On page 98 of the April 3 issue of Science Steve Lawrence and Lee Giles of the NEC Research Institute in Princeton, New Jersey, report that no search engine covers more that one third of the 320 million indexable pages on the Web. The pair studied six search engines and found that HotBot covered the highest number of indexed pages (34% of the total), while Lycos covered the least (3%). However, HotBot also had the highest per centage of ‘dead links’ with 5.3% of the links not leading to the correct page. The average number of dead links on all engines was 3.1%.
Lawrence and Giles suggest that the best way to search the Internet is to use a search engine that combines output from a number of engines, such as Metacrawler.
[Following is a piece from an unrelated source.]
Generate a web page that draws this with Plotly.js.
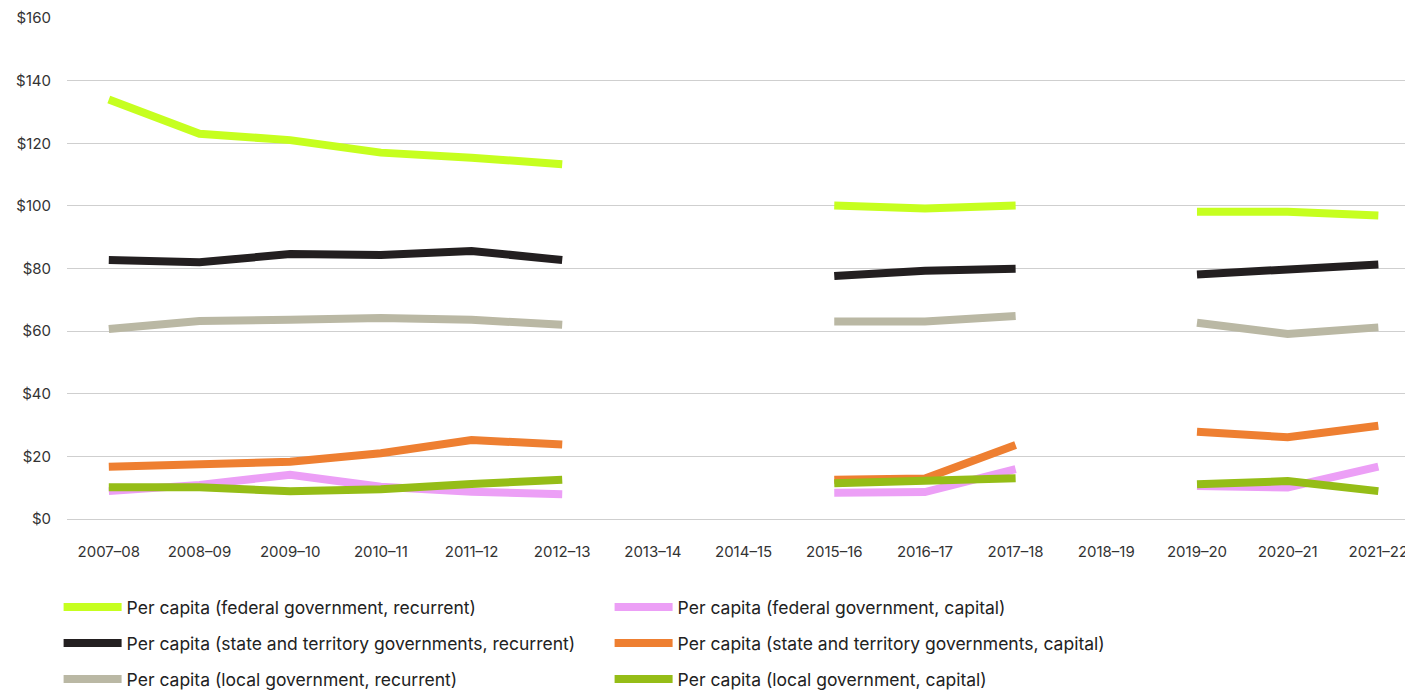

However, to look for a individual’s homepage, a ‘softbot’ – a program such as AHOY that can intelligently sort search data into a more meaningful structure – was recommended.
On page 95 of the same issue Bernardo Huberman and colleagues at the Xerox Palo Alto Research Center in Palo Alto, California, found that users follow common patterns of behaviour when looking at Web sites. The team constructed a model that matched an ‘interest’ threshold to the number of pages a user would look at, and tested it by studying the Web behaviour of 23, 692 America Online users over a total of five different days. They discovered – just as their model predicted – that on average a user only looks at three pages on a Web site, with most users looking at only one page. Part of the reason for this low number could be the slow access speeds available to most American Online members. The model does not work (yet) to predict the behaviour of individual communities such as physicists.